## [TASK DIRECTIONS]
Output every line exactly as written. Leave out pictures.

[START OF GIVEN MATERIAL]

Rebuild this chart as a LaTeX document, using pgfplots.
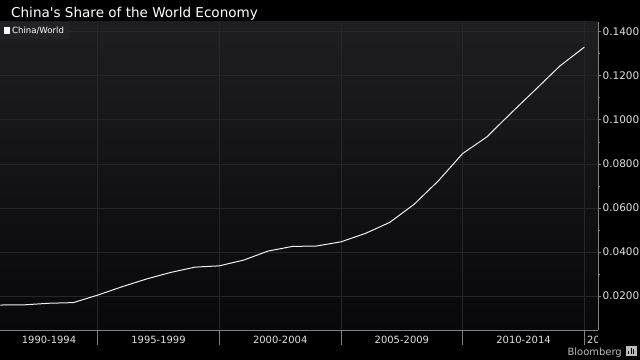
\documentclass[border=0pt]{standalone}
\usepackage{pgfplots}
\pgfplotsset{compat=1.18}
\usepackage{fontspec}
\setmainfont{DejaVu Sans}
\newfontfamily\plainfont{DejaVu Sans}
\definecolor{bgtop}{RGB}{30,30,32}
\definecolor{bgbot}{RGB}{8,8,10}
\definecolor{gridc}{RGB}{38,38,40}
\definecolor{axc}{RGB}{130,130,130}
\definecolor{tickc}{RGB}{225,225,225}
\definecolor{legbg}{RGB}{34,34,36}
\definecolor{linec}{RGB}{240,240,240}
\definecolor{brand}{RGB}{190,190,190}
\begin{document}
\begin{tikzpicture}
\fill[black] (0bp,0bp) rectangle (640bp,360bp);
\useasboundingbox (0bp,0bp) rectangle (640bp,360bp);
\node[anchor=base west, text=white, font=\plainfont\fontsize{13.6}{15}\selectfont, inner sep=0pt] at (11bp,342bp) {China's Share of the World Economy};
\begin{axis}[
  at={(0bp,30bp)}, anchor=south west, scale only axis,
  width=598bp, height=308bp,
  xmin=1990.985, xmax=2015.56, ymin=0.00456, ymax=0.1444,
  axis background/.style={top color=bgtop, bottom color=bgbot},
  axis x line*=bottom, axis y line*=right,
  axis line style={axc, line width=0.8bp},
  tick align=outside,
  major tick length=3bp, minor tick length=1.5bp,
  xtick={1993,1997.5,2002.5,2007.5,2012.5},
  xticklabels={1990-1994,1995-1999,2000-2004,2005-2009,2010-2014},
  xtick style={draw=none},
  extra x ticks={1995,2000,2005,2010,2015},
  extra x tick labels={},
  extra x tick style={grid=major},
  ytick={0.02,0.04,0.06,0.08,0.10,0.12,0.14},
  minor y tick num=1,
  ytick style={axc, line width=0.6bp},
  ymajorgrids=true,
  major grid style={gridc, line width=0.6bp},
  scaled y ticks=false,
  /pgf/number format/assume math mode=true,
  y tick label style={/pgf/number format/fixed, /pgf/number format/fixed zerofill, /pgf/number format/precision=4, text=tickc, font=\fontsize{10.5}{12}\selectfont, inner xsep=1.5bp},
  x tick label style={text=tickc, font=\fontsize{10}{12}\selectfont},
  clip=false,
  legend style={at={(0,1)}, anchor=north west, fill=legbg, draw=none, text=white, font=\fontsize{8.6}{10}\selectfont, inner xsep=3.5bp, inner ysep=2.5bp, legend cell align=left},
  legend image code/.code={\fill[white] (0bp,-2.7bp) rectangle (5.4bp,2.7bp);},
]
\addplot[linec, line width=1bp] coordinates {
(1991,0.0159) (1992,0.0160) (1993,0.0167) (1994,0.0170) (1995,0.0204)
(1996,0.0242) (1997,0.0277) (1998,0.0307) (1999,0.0331) (2000,0.0337)
(2001,0.0363) (2002,0.0404) (2003,0.0425) (2004,0.0427) (2005,0.0446)
(2006,0.0484) (2007,0.0534) (2008,0.0616) (2009,0.0723) (2010,0.0847)
(2011,0.0923) (2012,0.1032) (2013,0.1138) (2014,0.1245) (2015,0.1330)
};
\addlegendentry{China/World}
\pgfplotsinvokeforeach{1995,2000,2005,2010,2015}{\draw[axc, line width=0.6bp] (axis cs:#1,0.00456) -- ++(0bp,-15bp);}
\end{axis}
\begin{scope}
\clip (586bp,0bp) rectangle (597.5bp,30bp);
\node[anchor=base west, text=tickc, font=\fontsize{10}{12}\selectfont, inner sep=0pt] at (587bp,17bp) {2015-2019};
\end{scope}
\node[anchor=base east, text=brand, font=\fontsize{10}{12}\selectfont, inner sep=0pt] at (622bp,5bp) {Bloomberg};
\fill[brand] (626bp,3.5bp) rectangle (637bp,14bp);
\fill[black] (628bp,5.5bp) rectangle (629.2bp,9bp);
\fill[black] (630.6bp,5.5bp) rectangle (631.8bp,12bp);
\fill[black] (633.2bp,5.5bp) rectangle (634.4bp,10.5bp);
\end{tikzpicture}
\end{document}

[END OF GIVEN MATERIAL]

## [REPLY]
Rebuild this chart as a LaTeX document, using pgfplots.
\documentclass[border=0pt]{standalone}
\usepackage{pgfplots}
\pgfplotsset{compat=1.18}
\usepackage{fontspec}
\setmainfont{DejaVu Sans}
\newfontfamily\plainfont{DejaVu Sans}
\definecolor{bgtop}{RGB}{30,30,32}
\definecolor{bgbot}{RGB}{8,8,10}
\definecolor{gridc}{RGB}{38,38,40}
\definecolor{axc}{RGB}{130,130,130}
\definecolor{tickc}{RGB}{225,225,225}
\definecolor{legbg}{RGB}{34,34,36}
\definecolor{linec}{RGB}{240,240,240}
\definecolor{brand}{RGB}{190,190,190}
\begin{document}
\begin{tikzpicture}
\fill[black] (0bp,0bp) rectangle (640bp,360bp);
\useasboundingbox (0bp,0bp) rectangle (640bp,360bp);
\node[anchor=base west, text=white, font=\plainfont\fontsize{13.6}{15}\selectfont, inner sep=0pt] at (11bp,342bp) {China's Share of the World Economy};
\begin{axis}[
  at={(0bp,30bp)}, anchor=south west, scale only axis,
  width=598bp, height=308bp,
  xmin=1990.985, xmax=2015.56, ymin=0.00456, ymax=0.1444,
  axis background/.style={top color=bgtop, bottom color=bgbot},
  axis x line*=bottom, axis y line*=right,
  axis line style={axc, line width=0.8bp},
  tick align=outside,
  major tick length=3bp, minor tick length=1.5bp,
  xtick={1993,1997.5,2002.5,2007.5,2012.5},
  xticklabels={1990-1994,1995-1999,2000-2004,2005-2009,2010-2014},
  xtick style={draw=none},
  extra x ticks={1995,2000,2005,2010,2015},
  extra x tick labels={},
  extra x tick style={grid=major},
  ytick={0.02,0.04,0.06,0.08,0.10,0.12,0.14},
  minor y tick num=1,
  ytick style={axc, line width=0.6bp},
  ymajorgrids=true,
  major grid style={gridc, line width=0.6bp},
  scaled y ticks=false,
  /pgf/number format/assume math mode=true,
  y tick label style={/pgf/number format/fixed, /pgf/number format/fixed zerofill, /pgf/number format/precision=4, text=tickc, font=\fontsize{10.5}{12}\selectfont, inner xsep=1.5bp},
  x tick label style={text=tickc, font=\fontsize{10}{12}\selectfont},
  clip=false,
  legend style={at={(0,1)}, anchor=north west, fill=legbg, draw=none, text=white, font=\fontsize{8.6}{10}\selectfont, inner xsep=3.5bp, inner ysep=2.5bp, legend cell align=left},
  legend image code/.code={\fill[white] (0bp,-2.7bp) rectangle (5.4bp,2.7bp);},
]
\addplot[linec, line width=1bp] coordinates {
(1991,0.0159) (1992,0.0160) (1993,0.0167) (1994,0.0170) (1995,0.0204)
(1996,0.0242) (1997,0.0277) (1998,0.0307) (1999,0.0331) (2000,0.0337)
(2001,0.0363) (2002,0.0404) (2003,0.0425) (2004,0.0427) (2005,0.0446)
(2006,0.0484) (2007,0.0534) (2008,0.0616) (2009,0.0723) (2010,0.0847)
(2011,0.0923) (2012,0.1032) (2013,0.1138) (2014,0.1245) (2015,0.1330)
};
\addlegendentry{China/World}
\pgfplotsinvokeforeach{1995,2000,2005,2010,2015}{\draw[axc, line width=0.6bp] (axis cs:#1,0.00456) -- ++(0bp,-15bp);}
\end{axis}
\begin{scope}
\clip (586bp,0bp) rectangle (597.5bp,30bp);
\node[anchor=base west, text=tickc, font=\fontsize{10}{12}\selectfont, inner sep=0pt] at (587bp,17bp) {2015-2019};
\end{scope}
\node[anchor=base east, text=brand, font=\fontsize{10}{12}\selectfont, inner sep=0pt] at (622bp,5bp) {Bloomberg};
\fill[brand] (626bp,3.5bp) rectangle (637bp,14bp);
\fill[black] (628bp,5.5bp) rectangle (629.2bp,9bp);
\fill[black] (630.6bp,5.5bp) rectangle (631.8bp,12bp);
\fill[black] (633.2bp,5.5bp) rectangle (634.4bp,10.5bp);
\end{tikzpicture}
\end{document}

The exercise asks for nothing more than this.